▼▼▼
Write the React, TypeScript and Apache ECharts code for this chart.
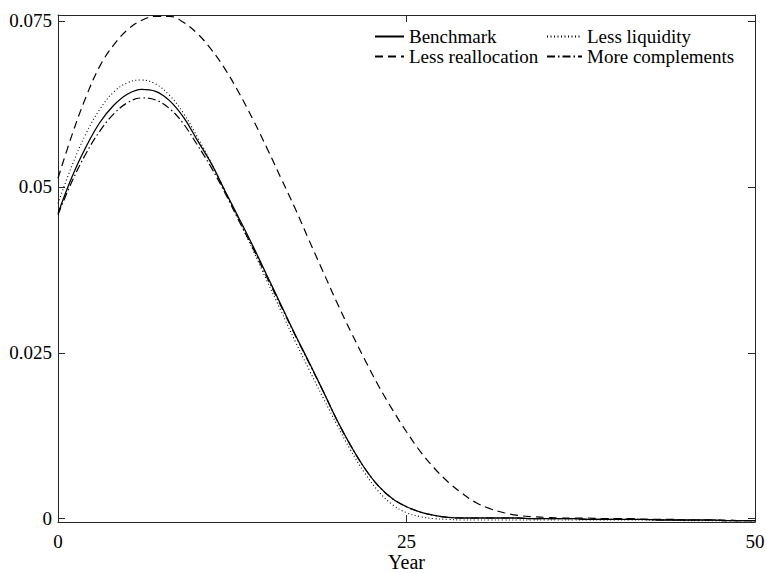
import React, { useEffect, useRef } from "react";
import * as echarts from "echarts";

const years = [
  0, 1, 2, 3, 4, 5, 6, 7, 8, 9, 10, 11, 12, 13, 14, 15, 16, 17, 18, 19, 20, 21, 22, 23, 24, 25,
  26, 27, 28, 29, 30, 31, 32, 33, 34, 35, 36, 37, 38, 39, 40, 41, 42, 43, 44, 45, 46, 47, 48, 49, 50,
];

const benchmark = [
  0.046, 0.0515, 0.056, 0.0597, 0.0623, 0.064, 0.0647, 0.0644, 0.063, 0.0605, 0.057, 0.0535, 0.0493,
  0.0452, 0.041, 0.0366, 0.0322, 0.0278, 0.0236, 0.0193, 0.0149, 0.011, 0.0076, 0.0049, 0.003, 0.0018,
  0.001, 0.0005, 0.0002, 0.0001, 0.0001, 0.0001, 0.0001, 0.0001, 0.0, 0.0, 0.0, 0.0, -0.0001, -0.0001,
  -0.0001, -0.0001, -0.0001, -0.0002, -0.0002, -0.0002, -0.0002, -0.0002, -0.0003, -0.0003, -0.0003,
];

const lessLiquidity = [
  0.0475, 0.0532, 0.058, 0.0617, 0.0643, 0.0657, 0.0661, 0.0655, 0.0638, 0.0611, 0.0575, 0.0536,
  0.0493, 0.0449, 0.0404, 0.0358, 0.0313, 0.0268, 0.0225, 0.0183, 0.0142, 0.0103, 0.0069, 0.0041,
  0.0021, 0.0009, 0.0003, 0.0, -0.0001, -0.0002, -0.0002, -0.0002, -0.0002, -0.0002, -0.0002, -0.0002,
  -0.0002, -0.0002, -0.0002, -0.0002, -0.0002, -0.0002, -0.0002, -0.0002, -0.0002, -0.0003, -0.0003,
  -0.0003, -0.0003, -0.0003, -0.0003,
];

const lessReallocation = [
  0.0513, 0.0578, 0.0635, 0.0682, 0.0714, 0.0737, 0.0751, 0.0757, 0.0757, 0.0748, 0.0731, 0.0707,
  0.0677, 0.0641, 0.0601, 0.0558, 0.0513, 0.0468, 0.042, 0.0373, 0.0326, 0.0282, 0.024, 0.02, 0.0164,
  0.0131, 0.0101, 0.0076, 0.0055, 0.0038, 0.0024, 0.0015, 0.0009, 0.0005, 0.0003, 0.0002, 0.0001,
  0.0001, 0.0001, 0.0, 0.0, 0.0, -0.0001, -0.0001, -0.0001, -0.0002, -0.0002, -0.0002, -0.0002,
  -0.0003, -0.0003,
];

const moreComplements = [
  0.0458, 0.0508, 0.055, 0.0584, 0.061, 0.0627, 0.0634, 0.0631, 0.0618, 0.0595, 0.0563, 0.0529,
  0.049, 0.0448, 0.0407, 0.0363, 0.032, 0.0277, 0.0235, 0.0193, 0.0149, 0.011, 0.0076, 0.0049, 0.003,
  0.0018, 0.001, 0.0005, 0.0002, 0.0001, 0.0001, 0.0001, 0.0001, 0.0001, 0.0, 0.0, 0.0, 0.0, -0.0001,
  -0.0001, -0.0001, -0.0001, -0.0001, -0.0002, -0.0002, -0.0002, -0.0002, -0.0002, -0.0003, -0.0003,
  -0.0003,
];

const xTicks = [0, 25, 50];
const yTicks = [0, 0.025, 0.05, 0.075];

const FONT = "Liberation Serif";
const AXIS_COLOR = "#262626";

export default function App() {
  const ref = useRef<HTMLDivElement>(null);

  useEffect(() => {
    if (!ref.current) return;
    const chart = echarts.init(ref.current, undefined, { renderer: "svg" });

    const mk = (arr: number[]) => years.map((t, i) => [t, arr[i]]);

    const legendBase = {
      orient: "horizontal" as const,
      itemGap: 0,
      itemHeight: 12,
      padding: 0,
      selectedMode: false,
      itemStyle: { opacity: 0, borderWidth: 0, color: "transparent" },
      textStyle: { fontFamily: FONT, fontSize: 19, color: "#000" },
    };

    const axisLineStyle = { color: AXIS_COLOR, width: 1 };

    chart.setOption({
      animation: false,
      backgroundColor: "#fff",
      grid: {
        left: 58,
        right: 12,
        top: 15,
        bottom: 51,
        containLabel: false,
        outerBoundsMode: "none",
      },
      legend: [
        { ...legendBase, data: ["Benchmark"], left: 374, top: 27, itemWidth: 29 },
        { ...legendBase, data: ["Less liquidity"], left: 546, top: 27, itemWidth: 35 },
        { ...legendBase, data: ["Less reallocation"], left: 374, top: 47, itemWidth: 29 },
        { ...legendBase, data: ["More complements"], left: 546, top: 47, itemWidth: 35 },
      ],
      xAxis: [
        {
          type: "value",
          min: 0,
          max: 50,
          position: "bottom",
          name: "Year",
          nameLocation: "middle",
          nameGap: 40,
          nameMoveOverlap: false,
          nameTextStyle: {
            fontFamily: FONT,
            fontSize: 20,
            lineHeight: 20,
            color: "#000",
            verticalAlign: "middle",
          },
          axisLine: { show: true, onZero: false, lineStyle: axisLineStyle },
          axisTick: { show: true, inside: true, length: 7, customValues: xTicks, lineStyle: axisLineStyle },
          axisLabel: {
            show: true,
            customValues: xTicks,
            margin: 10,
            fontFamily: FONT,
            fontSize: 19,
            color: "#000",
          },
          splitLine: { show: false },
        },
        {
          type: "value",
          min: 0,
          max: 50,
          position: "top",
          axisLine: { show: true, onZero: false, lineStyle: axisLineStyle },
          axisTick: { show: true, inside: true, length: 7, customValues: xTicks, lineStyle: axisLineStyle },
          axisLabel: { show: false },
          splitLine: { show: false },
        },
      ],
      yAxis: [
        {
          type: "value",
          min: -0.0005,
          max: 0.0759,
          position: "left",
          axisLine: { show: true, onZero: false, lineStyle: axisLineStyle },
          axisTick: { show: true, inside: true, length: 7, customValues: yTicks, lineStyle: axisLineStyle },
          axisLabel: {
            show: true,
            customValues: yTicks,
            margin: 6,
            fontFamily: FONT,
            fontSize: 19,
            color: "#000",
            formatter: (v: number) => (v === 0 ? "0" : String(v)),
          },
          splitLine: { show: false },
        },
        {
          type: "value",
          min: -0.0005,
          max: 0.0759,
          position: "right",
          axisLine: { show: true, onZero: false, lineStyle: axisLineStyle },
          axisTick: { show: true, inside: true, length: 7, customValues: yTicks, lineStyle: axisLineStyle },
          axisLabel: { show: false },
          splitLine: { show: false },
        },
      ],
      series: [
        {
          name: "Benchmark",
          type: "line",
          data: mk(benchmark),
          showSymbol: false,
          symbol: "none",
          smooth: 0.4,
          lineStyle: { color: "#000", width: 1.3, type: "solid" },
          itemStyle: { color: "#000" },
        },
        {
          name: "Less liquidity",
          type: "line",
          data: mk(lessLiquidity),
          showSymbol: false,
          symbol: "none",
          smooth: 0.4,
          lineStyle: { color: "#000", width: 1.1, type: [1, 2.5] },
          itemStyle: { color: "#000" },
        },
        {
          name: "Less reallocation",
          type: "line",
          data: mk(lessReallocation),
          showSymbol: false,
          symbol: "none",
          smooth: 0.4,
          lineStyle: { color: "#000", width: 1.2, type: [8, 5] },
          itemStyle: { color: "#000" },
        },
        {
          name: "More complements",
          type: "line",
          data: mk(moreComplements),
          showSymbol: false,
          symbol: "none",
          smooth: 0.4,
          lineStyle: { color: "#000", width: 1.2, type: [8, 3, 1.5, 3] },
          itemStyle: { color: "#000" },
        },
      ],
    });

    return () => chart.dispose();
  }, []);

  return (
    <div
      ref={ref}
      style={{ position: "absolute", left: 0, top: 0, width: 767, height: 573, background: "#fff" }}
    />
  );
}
▲▲▲
■ Task directions ■
Print the data above verbatim from the first line through the line holding "import * as", leaving every picture out.

■ Result of this exercise ■
Write the React, TypeScript and Apache ECharts code for this chart.
import React, { useEffect, useRef } from "react";
import * as echarts from "echarts";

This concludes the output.